While this has been difficult, I could not choose the other path, the easier one. Dave and I know that the easiest way isn't always the right way, and we feel this also applied to Lily. We went into this knowing that it wouldn't be easy.

But look at the road not taken in the poem. It hasn't been taken! Just think, the traveler has the opportunity to take that path and become a pioneer! That traveler is the one who gets to "pave the way" for others to follow. I'm not saying that Dave and I are the first to take this road. But I remember Dave telling me when we first found out about Lily that he read countless stories of people who had terminated their pregnancies and those who chose to continue their pregnancies. He said the ones who terminated always felt regret, but those who continued (regardless of the outcome) felt so blessed and would not do it any differently. What if our story helps someone make a decision? There are other stories out there that have that power. Or what if our story answers a parent's question about her child's care? We have gone to so many other blogs to get answers about Lily's care. Then we have made a difference for someone else.

So it's not a lonely road. We have made friends along the way. We have been given the strength to make it through because of prayers that have been lifted up for us. We have been comforted in knowing that so many people are taking the time to pray for our family and that they truly wish the best for Lily. Don't be afraid of that road not taken, my child. Oh, the difference!

(Another note: please pray for my best friend, Yvonne. She passed out the other day and fell and broke her jaw in 3 places. She finally got to come home from the hospital, but her jaw is wired shut and she's in a lot of pain.)


  1. This comment has been removed by the author.

  2. Yet I still find myself taking advantage of what we've been given, especially when she seems to be doing so well.

    I don't think it's exactly as you say. I think it's called resting. Those times when you slow down because things are falling into a routine, and all seems to be stable and "easy." I think those are the rests that God knows we really need. I don't believe for a minute that you don't realize what a gift you have, whether it's a calm and restful time, or a difficult time.

    And I'm with you. I would never wish to have chosen the other road, now that I know what love springs out of me for such a precious child. But it still strikes me how I just never could have understood, before I walked this road. I completely misunderstood the love that parents I knew of special needs children had for their own. I thought they were just amazingly saintly. Not so - they experienced love - and have been blessed and changed by having their children. Not much different than what we get to experience by becoming parents of any baby, huh? Only with an extra bit of specialness for not really ever taking completely for granted that we can always have that baby.

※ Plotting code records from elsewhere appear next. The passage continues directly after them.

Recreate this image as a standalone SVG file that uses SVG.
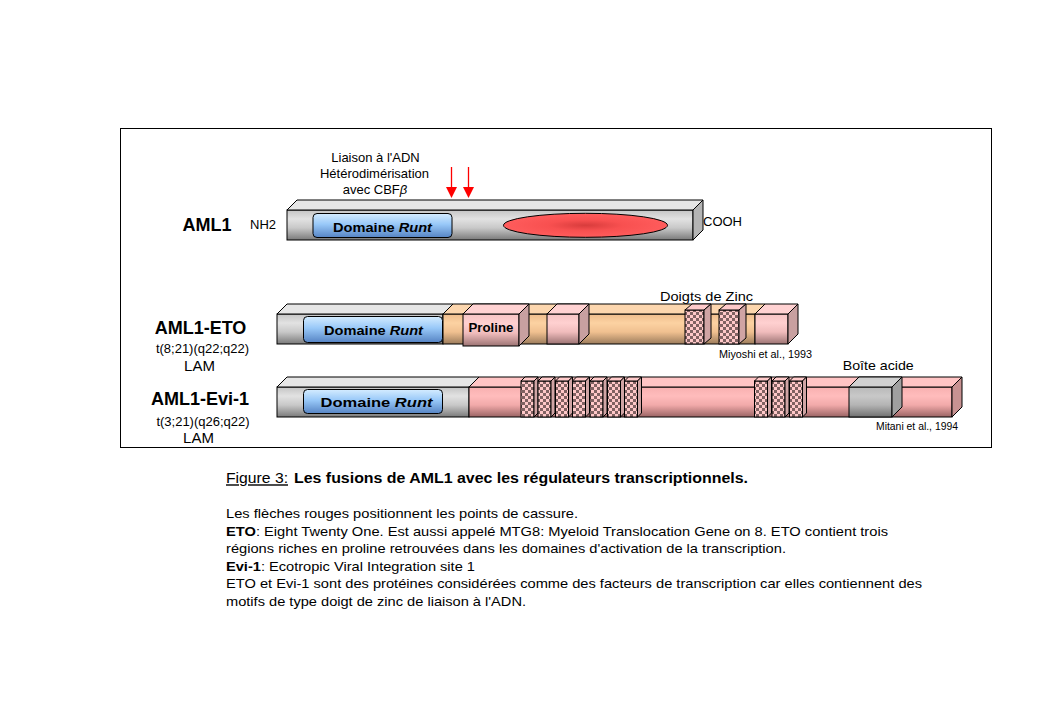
<svg xmlns="http://www.w3.org/2000/svg" width="1039" height="719" viewBox="0 0 1039 719">
<defs>
<style>
text{font-family:"Liberation Sans",Arial,sans-serif;fill:#000}
.e{stroke:#000;stroke-width:1;stroke-linejoin:miter}
.lbl{font-size:13px}
.ttl{font-size:18px;font-weight:bold}
.runt{font-size:13px;font-weight:bold}
.ref{font-size:11px}
.body{font-size:13px}
.gTop{fill:#e6e6e6}.gSide{fill:#b4b4b4}
.oTop{fill:#fcd6ae}.oSide{fill:#d0a880}
.pTop{fill:#ffd2d2}.pSide{fill:#c8a0a0}
.eTop{fill:#ffc4c4}.eSide{fill:#c89292}
.cTop{fill:#ffcaca}.cSide{fill:#d0a4a4}
.xTop{fill:#d0d0d0}.xSide{fill:#a0a0a0}
</style>
<linearGradient id="gGray" x1="0" y1="0" x2="0" y2="1">
<stop offset="0" stop-color="#c4c4c4"/><stop offset="0.3" stop-color="#e2e2e2"/><stop offset="0.6" stop-color="#c8c8c8"/><stop offset="1" stop-color="#7a7a7a"/>
</linearGradient>
<linearGradient id="gOrange" x1="0" y1="0" x2="0" y2="1">
<stop offset="0" stop-color="#eebc8c"/><stop offset="0.3" stop-color="#fcd2a2"/><stop offset="0.6" stop-color="#f0c090"/><stop offset="1" stop-color="#9c7c5c"/>
</linearGradient>
<linearGradient id="gPink" x1="0" y1="0" x2="0" y2="1">
<stop offset="0" stop-color="#f6c4c4"/><stop offset="0.3" stop-color="#ffd0d0"/><stop offset="0.6" stop-color="#f0bcbc"/><stop offset="1" stop-color="#9c7474"/>
</linearGradient>
<linearGradient id="gEvi" x1="0" y1="0" x2="0" y2="1">
<stop offset="0" stop-color="#f8b0b0"/><stop offset="0.3" stop-color="#ffbcbc"/><stop offset="0.6" stop-color="#f2aaaa"/><stop offset="1" stop-color="#9a6464"/>
</linearGradient>
<linearGradient id="gGreyBox" x1="0" y1="0" x2="0" y2="1">
<stop offset="0" stop-color="#b8b8b8"/><stop offset="0.3" stop-color="#c8c8c8"/><stop offset="0.6" stop-color="#b4b4b4"/><stop offset="1" stop-color="#707070"/>
</linearGradient>
<linearGradient id="gBlue" x1="0" y1="0" x2="0" y2="1">
<stop offset="0" stop-color="#d4ecff"/><stop offset="0.45" stop-color="#98c8f8"/><stop offset="1" stop-color="#5684c4"/>
</linearGradient>
<radialGradient id="gRed" cx="0.5" cy="0.5" r="0.5">
<stop offset="0" stop-color="#d83c3c"/><stop offset="0.45" stop-color="#f85050"/><stop offset="1" stop-color="#ff5c5c"/>
</radialGradient>
<pattern id="check" patternUnits="userSpaceOnUse" width="6" height="6">
<rect width="6" height="6" fill="#ffc8c8"/>
<rect width="3" height="3" fill="#806262"/>
<rect x="3" y="3" width="3" height="3" fill="#806262"/>
</pattern>
</defs>
<rect width="1039" height="719" fill="#fff"/>
<rect x="120.5" y="128.5" width="871" height="319" fill="none" stroke="#000" stroke-width="1"/>

<g id="labels">
<text class="lbl" x="375.5" y="161.7" text-anchor="middle">Liaison à l'ADN</text>
<text class="lbl" x="374.5" y="178.3" text-anchor="middle">Hétérodimérisation</text>
<text class="lbl" x="375" y="194" text-anchor="middle">avec CBF<tspan font-style="italic">β</tspan></text>
</g>

<g id="AML1">
<text class="ttl" x="207" y="231" text-anchor="middle">AML1</text>
<text class="lbl" x="250" y="229">NH2</text>
<text class="lbl" x="703" y="226">COOH</text>
<rect class="e" x="287" y="210" width="406" height="30" fill="url(#gGray)"/>
<polygon class="e gTop" points="287,210 297,200 703,200 693,210"/>
<polygon class="e gSide" points="693,210 703,200 703,230 693,240"/>
<rect class="e" x="313" y="213.5" width="139" height="24" rx="4" fill="url(#gBlue)" stroke="#1a2a40"/>
<text class="runt" x="333" y="231.5" font-size="14" textLength="99" lengthAdjust="spacingAndGlyphs">Domaine <tspan font-style="italic">Runt</tspan></text>
<ellipse class="e" cx="585.5" cy="225.3" rx="82" ry="12" fill="url(#gRed)"/>
</g>

<g id="AML1-ETO">
<text class="ttl" x="200.5" y="334.3" text-anchor="middle">AML1-ETO</text>
<text class="lbl" x="202.5" y="352.7" text-anchor="middle">t(8;21)(q22;q22)</text>
<text x="199.5" y="370.5" text-anchor="middle" font-size="15">LAM</text>
<rect class="e" x="277" y="314" width="166" height="30" fill="url(#gGray)"/>
<polygon class="e gTop" points="277,314 287,304 453,304 443,314"/>
<polygon class="e gSide" points="443,314 453,304 453,334 443,344"/>
<rect class="e" x="443" y="314" width="312" height="30" fill="url(#gOrange)"/>
<polygon class="e oTop" points="443,314 453,304 765,304 755,314"/>
<rect class="e" x="303.5" y="316.5" width="139" height="26" rx="4" fill="url(#gBlue)" stroke="#1a2a40"/>
<text class="runt" x="324" y="335" textLength="99" lengthAdjust="spacingAndGlyphs">Domaine <tspan font-style="italic">Runt</tspan></text>
<rect class="e" x="463" y="314" width="56" height="32" fill="url(#gPink)"/>
<polygon class="e pTop" points="463,314 473,304 529,304 519,314"/>
<polygon class="e pSide" points="519,314 529,304 529,336 519,346"/>
<text class="runt" x="468.5" y="332.3" textLength="45" lengthAdjust="spacingAndGlyphs">Proline</text>
<rect class="e" x="547" y="314" width="32" height="30" fill="url(#gPink)"/>
<polygon class="e pTop" points="547,314 557,304 589,304 579,314"/>
<polygon class="e pSide" points="579,314 589,304 589,334 579,344"/>
<rect class="e" x="685" y="310" width="19" height="34" fill="url(#check)"/>
<polygon class="e cTop" points="685,310 692,304 711,304 704,310"/>
<polygon class="e cSide" points="704,310 711,304 711,338 704,344"/>
<rect class="e" x="719" y="310" width="20" height="34" fill="url(#check)"/>
<polygon class="e cTop" points="719,310 726,304 746,304 739,310"/>
<polygon class="e cSide" points="739,310 746,304 746,338 739,344"/>
<rect class="e" x="755" y="314" width="33" height="30" fill="url(#gPink)"/>
<polygon class="e pTop" points="755,314 765,304 798,304 788,314"/>
<polygon class="e pSide" points="788,314 798,304 798,334 788,344"/>
<text class="lbl" x="660" y="300.7" textLength="93" lengthAdjust="spacingAndGlyphs">Doigts de Zinc</text>
<text class="ref" x="719" y="358" textLength="93" lengthAdjust="spacingAndGlyphs">Miyoshi et al., 1993</text>
</g>

<g id="AML1-Evi-1">
<text class="ttl" x="200" y="405" text-anchor="middle">AML1-Evi-1</text>
<text class="lbl" x="203" y="425.7" text-anchor="middle">t(3;21)(q26;q22)</text>
<text x="198.5" y="443.3" text-anchor="middle" font-size="15">LAM</text>
<rect class="e" x="277" y="387" width="192" height="30" fill="url(#gGray)"/>
<polygon class="e gTop" points="277,387 287,377 479,377 469,387"/>
<rect class="e" x="469" y="387" width="483" height="30" fill="url(#gEvi)"/>
<polygon class="e eTop" points="469,387 479,377 962,377 952,387"/>
<polygon class="e eSide" points="952,387 962,377 962,407 952,417"/>
<rect class="e" x="303.5" y="389.5" width="139" height="24" rx="4" fill="url(#gBlue)" stroke="#1a2a40"/>
<text class="runt" x="320.5" y="406.7" textLength="112" lengthAdjust="spacingAndGlyphs">Domaine <tspan font-style="italic">Runt</tspan></text>
<g id="evi-zinc-1">
<rect class="e" x="521" y="381" width="13" height="36" fill="url(#check)"/>
<polygon class="e cTop" points="521,381 525,377 538,377 534,381"/>
<polygon class="e cSide" points="534,381 538,377 538,413 534,417"/>
<rect class="e" x="538" y="381" width="13" height="36" fill="url(#check)"/>
<polygon class="e cTop" points="538,381 542,377 555,377 551,381"/>
<polygon class="e cSide" points="551,381 555,377 555,413 551,417"/>
<rect class="e" x="555.5" y="381" width="13" height="36" fill="url(#check)"/>
<polygon class="e cTop" points="555.5,381 559.5,377 572.5,377 568.5,381"/>
<polygon class="e cSide" points="568.5,381 572.5,377 572.5,413 568.5,417"/>
<rect class="e" x="572.5" y="381" width="13" height="36" fill="url(#check)"/>
<polygon class="e cTop" points="572.5,381 576.5,377 589.5,377 585.5,381"/>
<polygon class="e cSide" points="585.5,381 589.5,377 589.5,413 585.5,417"/>
<rect class="e" x="590" y="381" width="13" height="36" fill="url(#check)"/>
<polygon class="e cTop" points="590,381 594,377 607,377 603,381"/>
<polygon class="e cSide" points="603,381 607,377 607,413 603,417"/>
<rect class="e" x="607.5" y="381" width="13" height="36" fill="url(#check)"/>
<polygon class="e cTop" points="607.5,381 611.5,377 624.5,377 620.5,381"/>
<polygon class="e cSide" points="620.5,381 624.5,377 624.5,413 620.5,417"/>
<rect class="e" x="624.5" y="381" width="13" height="36" fill="url(#check)"/>
<polygon class="e cTop" points="624.5,381 628.5,377 641.5,377 637.5,381"/>
<polygon class="e cSide" points="637.5,381 641.5,377 641.5,413 637.5,417"/>
</g>
<g id="evi-zinc-2">
<rect class="e" x="754.5" y="381" width="13" height="36" fill="url(#check)"/>
<polygon class="e cTop" points="754.5,381 758.5,377 771.5,377 767.5,381"/>
<polygon class="e cSide" points="767.5,381 771.5,377 771.5,413 767.5,417"/>
<rect class="e" x="772" y="381" width="13" height="36" fill="url(#check)"/>
<polygon class="e cTop" points="772,381 776,377 789,377 785,381"/>
<polygon class="e cSide" points="785,381 789,377 789,413 785,417"/>
<rect class="e" x="789.5" y="381" width="13" height="36" fill="url(#check)"/>
<polygon class="e cTop" points="789.5,381 793.5,377 806.5,377 802.5,381"/>
<polygon class="e cSide" points="802.5,381 806.5,377 806.5,413 802.5,417"/>
</g>
<rect class="e" x="849" y="387" width="43" height="30" fill="url(#gGreyBox)"/>
<polygon class="e xTop" points="849,387 859,377 902,377 892,387"/>
<polygon class="e xSide" points="892,387 902,377 902,407 892,417"/>
<text class="lbl" x="842.7" y="370" textLength="71" lengthAdjust="spacingAndGlyphs">Boîte acide</text>
<text class="ref" x="876" y="430" textLength="82" lengthAdjust="spacingAndGlyphs">Mitani et al., 1994</text>
</g>

<g id="connectors" fill="#ff0000" stroke="#ff0000">
<line x1="451.5" y1="167" x2="451.5" y2="188" stroke-width="1.3"/>
<polygon points="446,187 457,187 451.5,198" stroke="none"/>
<line x1="468.5" y1="167" x2="468.5" y2="188" stroke-width="1.3"/>
<polygon points="463,187 474,187 468.5,198" stroke="none"/>
</g>

<g id="caption">
<text x="226" y="483.3" font-size="14" text-decoration="underline" textLength="62" lengthAdjust="spacingAndGlyphs">Figure 3:</text>
<text x="294" y="483.3" font-size="14" font-weight="bold" textLength="454" lengthAdjust="spacingAndGlyphs">Les fusions de AML1 avec les régulateurs transcriptionnels.</text>
<text class="body" x="226" y="518.3" textLength="352" lengthAdjust="spacingAndGlyphs">Les flèches rouges positionnent les points de cassure.</text>
<text class="body" x="226" y="535.7" textLength="662" lengthAdjust="spacingAndGlyphs"><tspan font-weight="bold">ETO</tspan>: Eight Twenty One. Est aussi appelé MTG8: Myeloid Translocation Gene on 8. ETO contient trois</text>
<text class="body" x="226" y="553.3" textLength="560" lengthAdjust="spacingAndGlyphs">régions riches en proline retrouvées dans les domaines d'activation de la transcription.</text>
<text class="body" x="226" y="571" textLength="249" lengthAdjust="spacingAndGlyphs"><tspan font-weight="bold">Evi-1</tspan>: Ecotropic Viral Integration site 1</text>
<text class="body" x="226" y="588.3" textLength="696" lengthAdjust="spacingAndGlyphs">ETO et Evi-1 sont des protéines considérées comme des facteurs de transcription car elles contiennent des</text>
<text class="body" x="226" y="606" textLength="300" lengthAdjust="spacingAndGlyphs">motifs de type doigt de zinc de liaison à l'ADN.</text>
</g>
</svg>
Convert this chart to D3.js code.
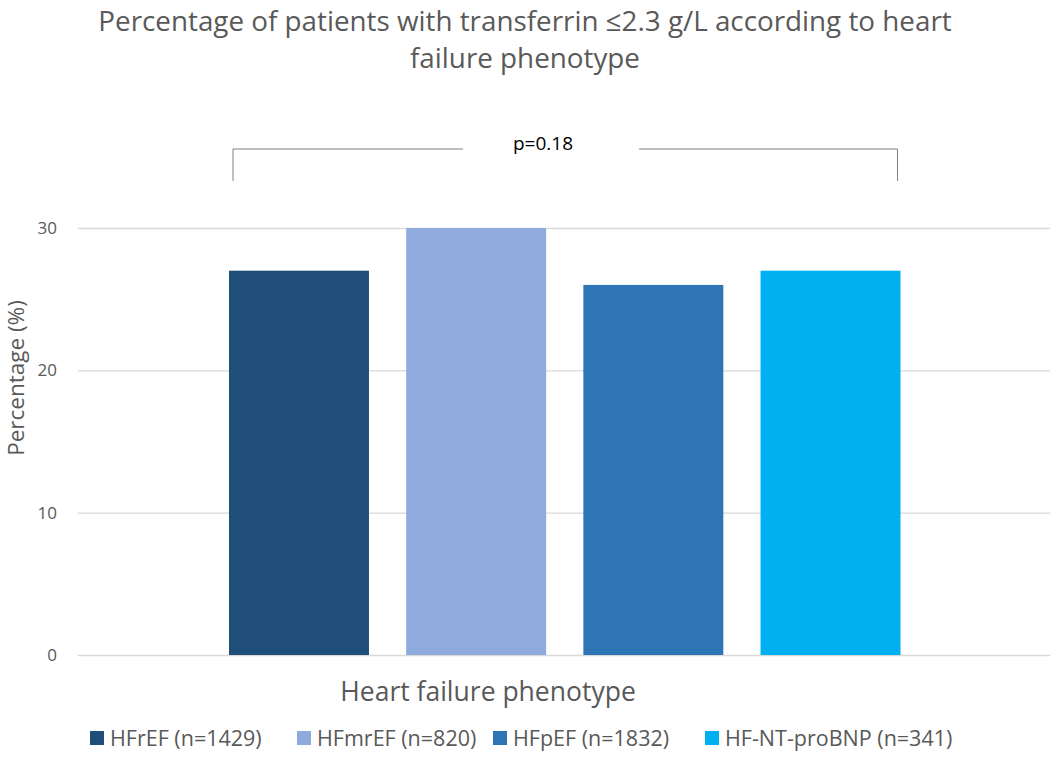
<!DOCTYPE html>
<html>
<head>
<meta charset="utf-8">
<script src="https://cdn.jsdelivr.net/npm/d3@7"></script>
<style>
  body { margin: 0; background: #fff; }
  text { fill: #595959; }
</style>
</head>
<body>
<div id="chart"></div>
<script>
//--------------------------------------------------------------------------------
// data
var phenotypes = ["HFrEF (n=1429)", "HFmrEF (n=820)", "HFpEF (n=1832)", "HF-NT-proBNP (n=341)"];
var percentages = [27, 30, 26, 27];
var barColors = ["#1f4e79", "#8faadc", "#2e75b6", "#00b0f0"];
var yTicks = [0, 10, 20, 30];
var titleLines = ["Percentage of patients with transferrin \u22642.3 g/L according to heart", "failure phenotype"];
var pValueLabel = "p=0.18";
//--------------------------------------------------------------------------------

var width = 1050, height = 758;
var plotLeft = 78, plotRight = 1050, plotTop = 228, plotBottom = 655;

var svg = d3.select("#chart").append("svg")
    .attr("width", width)
    .attr("height", height);

  // title
svg.append("g").selectAll("text")
   .data(titleLines)
   .enter()
   .append("text")
   .attr("x", 525)
   .attr("y", function(d, i){ return 31 + i * 37; })
   .attr("text-anchor", "middle")
   .style("font-family", "'Open Sans', sans-serif")
   .style("font-size", "27.8px")
   .text(function(d){ return d; });

var yScale = d3.scaleLinear()
               .domain([0, 30])
               .range([plotBottom, plotTop]);

  // four series inside the single "Heart failure phenotype" category
var xSeries = d3.scaleBand()
                .domain(phenotypes)
                .range([229, 900.5])
                .paddingInner(0.21)
                .paddingOuter(0);

  // gridlines + tick labels
var yAxis = d3.axisLeft(yScale)
              .tickValues(yTicks)
              .tickSize(-(plotRight - plotLeft))
              .tickPadding(21);

var yAxisG = svg.append("g")
   .attr("transform", "translate(" + plotLeft + ",0)")
   .call(yAxis);
yAxisG.select(".domain").remove();
yAxisG.selectAll(".tick line").attr("stroke", "#d9d9d9").attr("stroke-width", 1.3);
yAxisG.selectAll(".tick text")
   .attr("fill", "#595959")
   .style("font-family", "'Open Sans', sans-serif")
   .style("font-size", "17px");

  // bars
svg.append("g").selectAll("rect")
   .data(phenotypes)
   .enter()
   .append("rect")
   .attr("x", function(d){ return xSeries(d); })
   .attr("width", xSeries.bandwidth())
   .attr("y", function(d, i){ return yScale(percentages[i]); })
   .attr("height", function(d, i){ return plotBottom - yScale(percentages[i]); })
   .attr("fill", function(d, i){ return barColors[i]; });

  // significance bracket
var bx0 = xSeries(phenotypes[0]) + 4;
var bx1 = xSeries(phenotypes[3]) + xSeries.bandwidth() - 3;
var bTop = 149, bBottom = 181;
svg.append("path")
   .attr("d", "M" + bx0 + "," + bBottom + "V" + bTop + "H" + 463)
   .attr("fill", "none").attr("stroke", "#808080").attr("stroke-width", 1);
svg.append("path")
   .attr("d", "M" + 639 + "," + bTop + "H" + bx1 + "V" + bBottom)
   .attr("fill", "none").attr("stroke", "#808080").attr("stroke-width", 1);
svg.append("text")
   .attr("x", 543)
   .attr("y", 150)
   .attr("text-anchor", "middle")
   .style("fill", "#000")
   .style("font-family", "'Open Sans', sans-serif")
   .style("font-size", "19px")
   .text(pValueLabel);

  // axis titles
svg.append("text")
   .attr("x", 488)
   .attr("y", 701)
   .attr("text-anchor", "middle")
   .style("font-family", "'Open Sans', sans-serif")
   .style("font-size", "26.5px")
   .text("Heart failure phenotype");

svg.append("text")
   .attr("transform", "translate(24,378) rotate(-90)")
   .attr("text-anchor", "middle")
   .style("font-family", "'Open Sans', sans-serif")
   .style("font-size", "22.5px")
   .text("Percentage (%)");

  // legend
var legendX = [90, 297, 493, 705];
var legend = svg.append("g").selectAll("g")
   .data(phenotypes)
   .enter()
   .append("g")
   .attr("transform", function(d, i){ return "translate(" + legendX[i] + ",731)"; });
legend.append("rect")
   .attr("width", 14).attr("height", 14)
   .attr("fill", function(d, i){ return barColors[i]; });
legend.append("text")
   .attr("x", 20)
   .attr("y", 14.5)
   .style("font-family", "'Open Sans', sans-serif")
   .style("font-size", "21.5px")
   .text(function(d){ return d; });
</script>
</body>
</html>
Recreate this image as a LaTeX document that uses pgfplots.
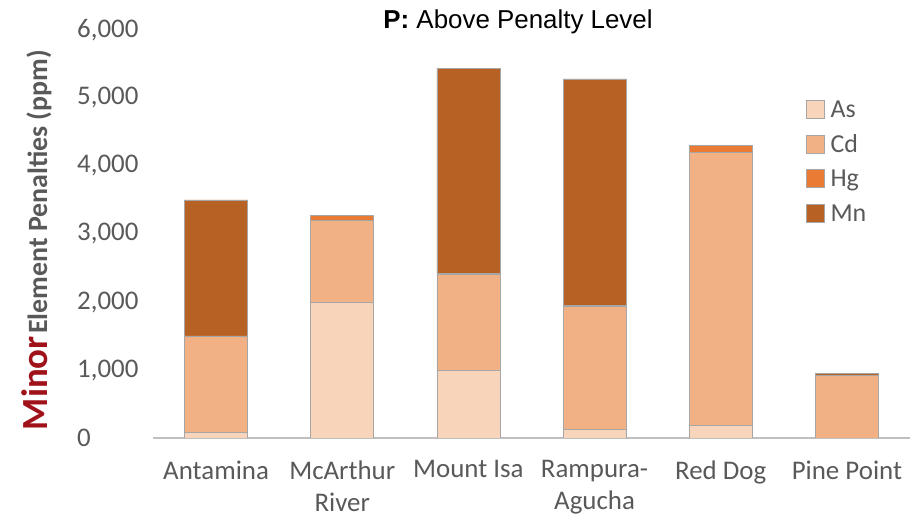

    I am so glad Lily is doing so well, off hospice, without the tube. What an answer to prayer she is.

  3. Jill, your family has been such an inspiration to me. Thank you for keeping up with your blog! :0)

    Ginger (David's Mommy)

  4. Thanks Jill for asking for prayers for me! They are very much appreciated! Things are slowly getting better! I'm tryin to use Lily's determination as my inspiration to think myself better!